» What needs to be done: Return precisely the span of lines from the top of the material below to the line containing "a_atm_dense = 30", both included. Pictures are excluded.

## Start Data provided

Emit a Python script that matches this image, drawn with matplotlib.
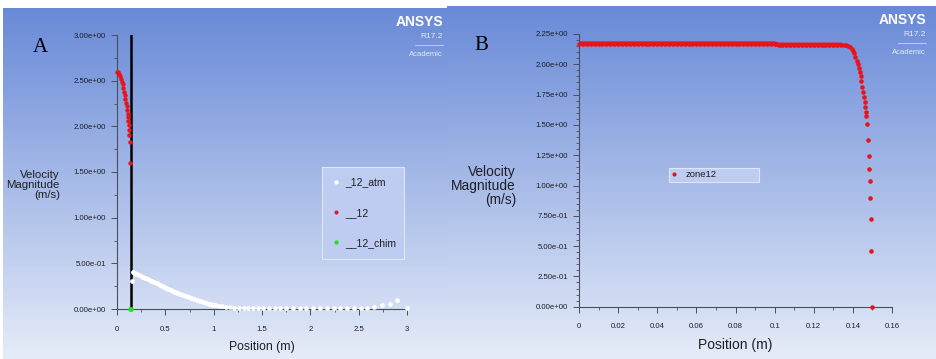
import numpy as np
import matplotlib.pyplot as plt
from matplotlib.lines import Line2D
from matplotlib.ticker import MultipleLocator, FuncFormatter

# ---- data, panel A ----
a_red_x = [0.003, 0.012, 0.022, 0.032, 0.042, 0.051, 0.059, 0.067, 0.074, 0.081, 0.087,
           0.093, 0.099, 0.104, 0.109, 0.113, 0.117, 0.121, 0.125, 0.128, 0.131, 0.134]
a_red_y = [2.60, 2.59, 2.57, 2.55, 2.52, 2.49, 2.46, 2.42, 2.38, 2.34, 2.30,
           2.26, 2.22, 2.18, 2.14, 2.10, 2.06, 2.01, 1.96, 1.90, 1.83, 1.60]

a_atm_x = [0.155, 0.17, 0.20, 0.23, 0.26, 0.29, 0.32, 0.35, 0.38, 0.41,
           0.44, 0.47, 0.50, 0.53, 0.56, 0.59, 0.62, 0.65, 0.68, 0.71,
           0.74, 0.77, 0.80, 0.83, 0.86, 0.89, 0.92, 0.95, 0.98, 1.01,
           1.05, 1.09, 1.13, 1.17, 1.21, 1.26, 1.31, 1.36, 1.41, 1.46,
           1.51, 1.57, 1.63, 1.69, 1.75, 1.82, 1.89, 1.96, 2.03, 2.10,
           2.17, 2.24, 2.31, 2.38, 2.45, 2.52, 2.59, 2.66, 2.74, 2.82,
           2.90, 3.00]
a_atm_y = [0.31, 0.40, 0.385, 0.37, 0.355, 0.34, 0.325, 0.31, 0.295, 0.28,
           0.265, 0.25, 0.235, 0.22, 0.205, 0.19, 0.177, 0.164, 0.151, 0.139,
           0.127, 0.116, 0.105, 0.094, 0.084, 0.074, 0.065, 0.056, 0.048, 0.041,
           0.034, 0.028, 0.023, 0.019, 0.016, 0.014, 0.012, 0.011, 0.010, 0.010,
           0.010, 0.010, 0.010, 0.010, 0.010, 0.010, 0.010, 0.010, 0.010, 0.011,
           0.012, 0.013, 0.014, 0.013, 0.012, 0.010, 0.012, 0.025, 0.040, 0.060,
           0.100, 0.010]
a_atm_dense = 30   # first points sit so close they read as a band

a_chim_x = [0.13, 0.14]
a_chim_y = [0.0, 0.0]
a_wall_x = 0.14   # black vertical line
a_labels = ['_12_atm', '__12', '__12_chim']

# ---- data, panel B ----
b_flat_x = [0.000, 0.002, 0.004, 0.006, 0.008, 0.010, 0.012, 0.014, 0.016, 0.018,
            0.020, 0.022, 0.024, 0.026, 0.028, 0.030, 0.032, 0.034, 0.036, 0.038,
            0.040, 0.042, 0.044, 0.046, 0.048, 0.050, 0.052, 0.054, 0.056, 0.058,
            0.060, 0.062, 0.064, 0.066, 0.068, 0.070, 0.072, 0.074, 0.076, 0.078,
            0.080, 0.082, 0.084, 0.086, 0.088, 0.090, 0.092, 0.094, 0.096, 0.098,
            0.100, 0.102, 0.104, 0.106, 0.108, 0.110, 0.112, 0.114, 0.116, 0.118,
            0.120, 0.122, 0.124, 0.126, 0.128, 0.130, 0.132, 0.134]
b_flat_y = [2.17] * 51 + [2.16] * 17

b_drop_x = [0.1355, 0.1365, 0.1375, 0.1385, 0.1393, 0.1400, 0.1407, 0.1413, 0.1419, 0.1425,
            0.1430, 0.1435, 0.1440, 0.1444, 0.1448, 0.1452, 0.1456, 0.1460, 0.1463, 0.1466,
            0.1469, 0.1472, 0.1476, 0.1480, 0.1484, 0.1486, 0.1489, 0.1492, 0.1495, 0.1498]
b_drop_y = [2.16, 2.158, 2.155, 2.145, 2.13, 2.11, 2.09, 2.06, 2.03, 2.00,
            1.97, 1.94, 1.90, 1.86, 1.815, 1.774, 1.733, 1.69, 1.65, 1.61,
            1.57, 1.51, 1.375, 1.24, 1.14, 1.037, 0.90, 0.72, 0.46, 0.0]

# ---- style ----
plt.rcParams['font.family'] = ['Liberation Sans', 'DejaVu Sans']
red = '#e8141c'
spine_col = '#4a4e5c'
txt_col = '#1e1e24'

W, H = 936, 359
fig = plt.figure(figsize=(W / 100, H / 100), dpi=100)
fig.patch.set_facecolor('white')

grad = np.linspace(0, 1, 256).reshape(-1, 1)
top = np.array([0.41, 0.54, 0.845])
bot = np.array([0.90, 0.925, 0.975])
img = top + (bot - top) * grad[:, :, None] * np.ones((1, 2, 1))


def px(x0, y0, x1, y1):
    # pixel box (top-left origin) -> figure fraction rect
    return [x0 / W, 1 - y1 / H, (x1 - x0) / W, (y1 - y0) / H]


def background(rect):
    bg = fig.add_axes(rect)
    bg.imshow(img, aspect='auto', extent=[0, 1, 0, 1], origin='upper')
    bg.set_axis_off()


def sci(v, pos):
    return '{:.2e}'.format(v)


def style_axes(ax, tsize):
    ax.set_facecolor('none')
    for s in ['top', 'right']:
        ax.spines[s].set_visible(False)
    for s in ['left', 'bottom']:
        ax.spines[s].set_color(spine_col)
        ax.spines[s].set_linewidth(0.8)
    ax.tick_params(which='major', length=4, width=0.7, color=spine_col,
                   labelsize=tsize, labelcolor=txt_col)
    ax.tick_params(which='minor', length=2.5, width=0.6, color=spine_col)
    ax.tick_params(axis='x', pad=8)
    ax.tick_params(axis='y', pad=4)
    ax.yaxis.set_major_formatter(FuncFormatter(sci))


def style_legend(leg):
    fr = leg.get_frame()
    fr.set_facecolor((0.74, 0.80, 0.94, 0.35))
    fr.set_edgecolor('#dfe6f6')
    fr.set_linewidth(0.8)
    for t in leg.get_texts():
        t.set_color(txt_col)


def logo(xr, y_top):
    fig.text(xr / W, 1 - (y_top + 8) / H, 'ANSYS', color='white', fontsize=10,
             fontweight='bold', ha='right', va='center')
    fig.text(xr / W, 1 - (y_top + 23) / H, 'R17.2', color='#e4eaf8', fontsize=6,
             ha='right', va='center')
    fig.add_artist(Line2D([(xr - 28) / W, xr / W], [1 - (y_top + 31) / H] * 2,
                          color='#c8d4f0', lw=0.6))
    fig.text(xr / W, 1 - (y_top + 40) / H, 'Academic', color='#e4eaf8', fontsize=5.5,
             ha='right', va='center')


# ---- panel A ----
background(px(3, 8, 447, 359))
axA = fig.add_axes(px(117, 35, 407, 309))
style_axes(axA, 5.6)
axA.set_xlim(0, 3)
axA.set_ylim(0, 3)
axA.xaxis.set_major_locator(MultipleLocator(0.5))
axA.xaxis.set_minor_locator(MultipleLocator(0.25))
axA.yaxis.set_major_locator(MultipleLocator(0.5))
axA.yaxis.set_minor_locator(MultipleLocator(0.25))
axA.xaxis.set_major_formatter(FuncFormatter(lambda v, p: '{:g}'.format(v)))

axA.axvline(a_wall_x, color='black', lw=1.8, zorder=2)
axA.plot(a_atm_x[1:a_atm_dense], a_atm_y[1:a_atm_dense], '-', color='white', lw=3.0,
         solid_capstyle='round', zorder=3)
h_atm, = axA.plot(a_atm_x, a_atm_y, 'o', color='white', ms=3.4, mec='none',
                  clip_on=False, zorder=3)
h_red, = axA.plot(a_red_x, a_red_y, 'o', color=red, ms=3.2, mec='none',
                  clip_on=False, zorder=3)
h_chim, = axA.plot(a_chim_x, a_chim_y, 'o', color='#22e022', ms=3.4, mec='none',
                   clip_on=False, zorder=4)

legA = axA.legend([h_atm, h_red, h_chim], a_labels, loc='upper left',
                  bbox_to_anchor=(0.707, 0.186, 0.283, 0.332), mode='expand',
                  borderaxespad=0, fontsize=7.5, labelspacing=1.95, handlelength=0.6,
                  handletextpad=0.6, borderpad=1.0, markerscale=0.9,
                  fancybox=False, framealpha=1)
style_legend(legA)

fig.text(60 / W, 1 - 185 / H, 'Velocity\nMagnitude\n(m/s)', ha='right', va='center',
         fontsize=8.2, linespacing=1.0, color=txt_col)
fig.text(262 / W, 1 - 347 / H, 'Position (m)', ha='center', va='center',
         fontsize=8.8, color=txt_col)
fig.text(40 / W, 1 - 47 / H, 'A', ha='center', va='center', fontsize=15,
         family=['Liberation Serif', 'DejaVu Serif'], color='black')
logo(443, 14)

# ---- panel B ----
background(px(447, 6, 936, 359))
axB = fig.add_axes(px(579, 34, 892, 306.7))
style_axes(axB, 5.6)
axB.set_xlim(0, 0.16)
axB.set_ylim(0, 2.25)
axB.xaxis.set_major_locator(MultipleLocator(0.02))
axB.xaxis.set_minor_locator(MultipleLocator(0.01))
axB.yaxis.set_major_locator(MultipleLocator(0.25))
axB.yaxis.set_minor_locator(MultipleLocator(0.05))
axB.xaxis.set_major_formatter(FuncFormatter(lambda v, p: '{:g}'.format(round(v, 3))))

axB.plot(b_flat_x, b_flat_y, '-', color=red, lw=3.4, solid_capstyle='round', zorder=3)
axB.plot(b_flat_x + b_drop_x, b_flat_y + b_drop_y, 'o', color=red, ms=3.3, mec='none',
         label='zone12', clip_on=False, zorder=3)

legB = axB.legend(loc='upper left', bbox_to_anchor=(0.2875, 0.457, 0.2875, 0.052),
                  mode='expand', borderaxespad=0, fontsize=6.8, handlelength=0.6,
                  handletextpad=0.9, borderpad=0.25, markerscale=0.9,
                  fancybox=False, framealpha=1)
style_legend(legB)

fig.text(516 / W, 1 - 186 / H, 'Velocity\nMagnitude\n(m/s)', ha='right', va='center',
         fontsize=9.9, linespacing=1.0, color=txt_col)
fig.text(735 / W, 1 - 345 / H, 'Position (m)', ha='center', va='center',
         fontsize=10, color=txt_col)
fig.text(481 / W, 1 - 45 / H, 'B', ha='center', va='center', fontsize=15,
         family=['Liberation Serif', 'DejaVu Serif'], color='black')
logo(926, 12)

fig.savefig('out.png', dpi=100)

## End Data provided

» Answer to this exercise:
Emit a Python script that matches this image, drawn with matplotlib.
import numpy as np
import matplotlib.pyplot as plt
from matplotlib.lines import Line2D
from matplotlib.ticker import MultipleLocator, FuncFormatter

# ---- data, panel A ----
a_red_x = [0.003, 0.012, 0.022, 0.032, 0.042, 0.051, 0.059, 0.067, 0.074, 0.081, 0.087,
           0.093, 0.099, 0.104, 0.109, 0.113, 0.117, 0.121, 0.125, 0.128, 0.131, 0.134]
a_red_y = [2.60, 2.59, 2.57, 2.55, 2.52, 2.49, 2.46, 2.42, 2.38, 2.34, 2.30,
           2.26, 2.22, 2.18, 2.14, 2.10, 2.06, 2.01, 1.96, 1.90, 1.83, 1.60]

a_atm_x = [0.155, 0.17, 0.20, 0.23, 0.26, 0.29, 0.32, 0.35, 0.38, 0.41,
           0.44, 0.47, 0.50, 0.53, 0.56, 0.59, 0.62, 0.65, 0.68, 0.71,
           0.74, 0.77, 0.80, 0.83, 0.86, 0.89, 0.92, 0.95, 0.98, 1.01,
           1.05, 1.09, 1.13, 1.17, 1.21, 1.26, 1.31, 1.36, 1.41, 1.46,
           1.51, 1.57, 1.63, 1.69, 1.75, 1.82, 1.89, 1.96, 2.03, 2.10,
           2.17, 2.24, 2.31, 2.38, 2.45, 2.52, 2.59, 2.66, 2.74, 2.82,
           2.90, 3.00]
a_atm_y = [0.31, 0.40, 0.385, 0.37, 0.355, 0.34, 0.325, 0.31, 0.295, 0.28,
           0.265, 0.25, 0.235, 0.22, 0.205, 0.19, 0.177, 0.164, 0.151, 0.139,
           0.127, 0.116, 0.105, 0.094, 0.084, 0.074, 0.065, 0.056, 0.048, 0.041,
           0.034, 0.028, 0.023, 0.019, 0.016, 0.014, 0.012, 0.011, 0.010, 0.010,
           0.010, 0.010, 0.010, 0.010, 0.010, 0.010, 0.010, 0.010, 0.010, 0.011,
           0.012, 0.013, 0.014, 0.013, 0.012, 0.010, 0.012, 0.025, 0.040, 0.060,
           0.100, 0.010]
a_atm_dense = 30   # first points sit so close they read as a band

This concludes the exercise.